Похоже, все происходит по Бодрийяру — мир начинает фотографировать сам себя при помощи своих обезличенных агентов — фотографов. Воспроизводство изображений, их клонирование становится все более и более автоматизированным. Картинки порождают картинки. Непременные цифромыльницы туристов и вездесущие камеры слежения усугубляют эту вакханалию образов.

То же касается всего нашего визуального окружения. Сплошная тавтология пространства, подсовывающая голодному глазу сплошные суррогаты. Сами изображения превратились в пустые скорлупки, предназначенные служить местоблюстителями образов и символов. Как царапина на дереве «здесь был Вася». Точно также остается написать на картине «здесь была картина». Впрочем, и это уже было.

Вначале была картинка. Одна. И в нее вмещался весь мир. Мир был ею, и она была миром. Но однажды некий тролль разбил ее на миллионы маленьких кусочков, которые разлетелись по всему свету. Каждый из них имел свое отражение, но разгадать смысл первоначального изображения уже было невозможно. Эти тысячи картинок роились в воздухе как чаинки и никогда не опускались на землю. Они множились, крошились и вовсе теряли смысл, превращаясь в дорожную пыль. Тщетно пытались люди увидеть в них свои отражения. Кому то такая соринка попадала в глаз, а кому-то в сердце…

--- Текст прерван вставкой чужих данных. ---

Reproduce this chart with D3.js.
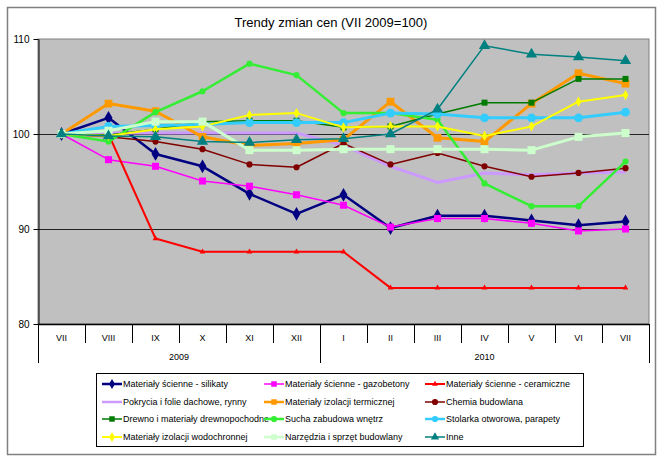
<!DOCTYPE html>
<html><head><meta charset="utf-8">
<script src="https://cdn.jsdelivr.net/npm/d3@7"></script>
<style>body{margin:0;background:#fff}svg{display:block;font-family:Arial,"Liberation Sans",sans-serif}</style>
</head><body><svg id="c" width="664" height="462"></svg>
<script>
const categories = ["VII","VIII","IX","X","XI","XII","I","II","III","IV","V","VI","VII"];
const years = ["2009","2010"];
const yearSpans = [6,7];
const yTicks = [80,90,100,110];
const seriesNames = [
  "Materiały ścienne - silikaty","Materiały ścienne - gazobetony","Materiały ścienne - ceramiczne",
  "Pokrycia i folie dachowe, rynny","Materiały izolacji termicznej","Chemia budowlana",
  "Drewno i materiały drewnopochodne","Sucha zabudowa wnętrz","Stolarka otworowa, parapety",
  "Materiały izolacji wodochronnej","Narzędzia i sprzęt budowlany","Inne"];
const silikaty      = [100,101.7,97.9,96.6,93.7,91.6,93.6,90.1,91.4,91.4,90.9,90.4,90.8];
const gazobetony    = [100,97.3,96.6,95.05,94.5,93.6,92.5,90.2,91.1,91.1,90.6,89.8,90.0];
const ceramiczne    = [100,100,89.0,87.6,87.6,87.6,87.6,83.8,83.8,83.8,83.8,83.8,83.8];
const pokrycia      = [100,100.1,100.1,100.1,100.1,100.1,98.8,96.6,94.9,95.9,95.7,95.9,96.0];
const izolTermiczne = [100,103.2,102.4,99.7,98.8,99.0,99.4,103.4,99.6,99.2,103.2,106.4,105.3];
const chemia        = [100,99.7,99.2,98.4,96.8,96.5,99.0,96.8,98.0,96.6,95.5,95.9,96.4];
const drewno        = [100,99.9,100.5,101.3,101.4,101.4,100.7,100.8,102.1,103.3,103.3,105.8,105.8];
const sucha         = [100,99.2,102.3,104.5,107.4,106.2,102.2,102.2,101.5,94.8,92.4,92.4,97.1];
const stolarka      = [100,100.8,100.9,101.0,101.2,101.2,101.2,102.2,102.1,101.7,101.7,101.7,102.3];
const wodochronne   = [100,99.8,100.5,100.8,102.0,102.2,100.7,100.8,100.8,99.8,100.8,103.4,104.1];
const narzedzia     = [100,100.35,101.3,101.3,98.3,98.3,98.4,98.4,98.4,98.4,98.3,99.7,100.1];
const inne          = [100,99.8,99.7,99.2,99.1,99.4,99.5,100.0,102.6,109.3,108.4,108.1,107.7];
const seriesValues = [silikaty,gazobetony,ceramiczne,pokrycia,izolTermiczne,chemia,drewno,sucha,stolarka,wodochronne,narzedzia,inne];
const seriesColors = ["#000080","#FF00FF","#FF0000","#CC99FF","#FF9900","#800000","#007A00","#33EE33","#33CCFF","#FFFF00","#CCFFCC","#008080"];
const seriesWidths = [2.5,1.5,2,3,3,1.5,1.5,2.5,3,2,3,1.5];
const seriesMarkers = ["diamond","square","triangle","none","square","circle","square","circle","circle","diamond","square","triangle"];
const markerSizes = [55,50,14,0,60,30,36,30,60,30,64,55];

const svg = d3.select("#c");
const L=38, R=649, T=39, B=324;

// outer border
svg.append("rect").attr("x",7.5).attr("y",7.5).attr("width",648).attr("height",447)
  .attr("fill","#fff").attr("stroke","#808080").attr("stroke-width",1.5);

svg.append("text").attr("x",331).attr("y",27).attr("text-anchor","middle")
  .attr("font-size",13).attr("fill","#000").text("Trendy zmian cen (VII 2009=100)");

const x = d3.scaleBand().domain(d3.range(categories.length)).range([L,R]);
const y = d3.scaleLinear().domain([80,110]).range([B,T]);

svg.append("rect").attr("x",L).attr("y",T).attr("width",R-L).attr("height",B-T)
  .attr("fill","#C0C0C0").attr("stroke","#808080").attr("stroke-width",1);

// gridlines
svg.append("g").selectAll("line").data(yTicks.filter(v=>v>80 && v<110)).join("line")
  .attr("x1",L).attr("x2",R).attr("y1",d=>Math.round(y(d))+0.5).attr("y2",d=>Math.round(y(d))+0.5)
  .attr("stroke","#222").attr("stroke-width",1);

// y axis
const ya = svg.append("g").attr("transform",`translate(${L+0.5},0)`)
  .call(d3.axisLeft(y).tickValues(yTicks).tickSize(5).tickPadding(4).tickSizeOuter(0));
ya.selectAll("text").attr("font-size",10).attr("font-family","Arial, 'Liberation Sans', sans-serif").attr("fill","#000");
ya.selectAll("line,path").attr("stroke","#000");

// x axis (multi-level)
const xg = svg.append("g");
xg.append("line").attr("x1",L).attr("x2",R).attr("y1",B+0.5).attr("y2",B+0.5).attr("stroke","#000").attr("stroke-width",1.5);
const bounds = d3.range(categories.length+1).map(i => i<categories.length ? x(i) : x(i-1)+x.bandwidth());
xg.selectAll("line.t").data(bounds).join("line").attr("class","t")
  .attr("x1",d=>Math.round(d)+0.5).attr("x2",d=>Math.round(d)+0.5).attr("y1",B).attr("y2",B+19)
  .attr("stroke","#000");
xg.selectAll("text.c").data(categories).join("text").attr("class","c")
  .attr("x",(d,i)=>x(i)+x.bandwidth()/2).attr("y",B+17).attr("text-anchor","middle")
  .attr("font-size",9).attr("fill","#000").text(d=>d);
let acc=0;
const yearBounds=[0];
yearSpans.forEach(s=>{acc+=s;yearBounds.push(acc);});
xg.selectAll("line.y").data(yearBounds).join("line").attr("class","y")
  .attr("x1",d=>Math.round(bounds[d])+0.5).attr("x2",d=>Math.round(bounds[d])+0.5).attr("y1",B).attr("y2",B+39)
  .attr("stroke","#000");
xg.selectAll("text.yr").data(years).join("text").attr("class","yr")
  .attr("x",(d,i)=>(bounds[yearBounds[i]]+bounds[yearBounds[i+1]])/2).attr("y",B+36).attr("text-anchor","middle")
  .attr("font-size",9).attr("fill","#000").text(d=>d);

const symType = {diamond:d3.symbolDiamond, square:d3.symbolSquare, triangle:d3.symbolTriangle, circle:d3.symbolCircle};
const line = d3.line().x((d,i)=>x(i)+x.bandwidth()/2).y(d=>y(d));
const plot = svg.append("g");
seriesValues.forEach((vals,k)=>{
  const g = plot.append("g");
  g.append("path").datum(vals).attr("d",line).attr("fill","none")
    .attr("stroke",seriesColors[k]).attr("stroke-width",seriesWidths[k]).attr("stroke-linejoin","round");
  if(seriesMarkers[k]!=="none"){
    g.selectAll("path.m").data(vals).join("path").attr("class","m")
      .attr("transform",(d,i)=>`translate(${x(i)+x.bandwidth()/2},${y(d)})`)
      .attr("d",d3.symbol(symType[seriesMarkers[k]],markerSizes[k])).attr("fill",seriesColors[k]);
  }
});

// legend
const lg = svg.append("g");
lg.append("rect").attr("x",96.5).attr("y",373.5).attr("width",487).attr("height",73)
  .attr("fill","#fff").attr("stroke","#000");
const colX=[102,264,425], rowY=[384,402,419,437];
seriesNames.forEach((n,k)=>{
  const cx=colX[k%3], cy=rowY[Math.floor(k/3)];
  const it = lg.append("g");
  it.append("line").attr("x1",cx).attr("x2",cx+20).attr("y1",cy).attr("y2",cy)
    .attr("stroke",seriesColors[k]).attr("stroke-width",Math.min(seriesWidths[k],2.5));
  if(seriesMarkers[k]!=="none"){
    it.append("path").attr("transform",`translate(${cx+10},${cy})`)
      .attr("d",d3.symbol(symType[seriesMarkers[k]],Math.min(markerSizes[k],30))).attr("fill",seriesColors[k]);
  }
  it.append("text").attr("x",cx+21).attr("y",cy+3).attr("font-size",9).attr("fill","#000").text(n);
});
</script></body></html>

В какой-то момент я понял, что меня осаждают бесчисленные полчища монстров и зомби: со стен домов, со страниц журналов, с экранов телевизоров… Картинки пустые и никчемные, как и все клоны, но нет им конца. В глубине каждой роилась фальшивая жизнь. Блестели придуманные чувства.

Можно ли что-то сделать с этим мутным потоком картинок? Подобно наводнению они заполняли сознание, погружая разум в сон. И уже засыпая, я заучивал наизусть принцип ненасилия в фотографии: «Я отказываюсь приносить зло окружающим, клонируя изображения. Я отказываюсь говорить умные вещи про откровенно пустые картинки. Я отказываюсь смотреть пустые картинки, сделанные другими…» продолжения я уже не помню.

Следует знать, что фотографомания заразна. А заболевший вряд ли осознает степень опасности своего заболевания. Будьте бдительны. Времени не так уж много. Надо успеть загадать желание.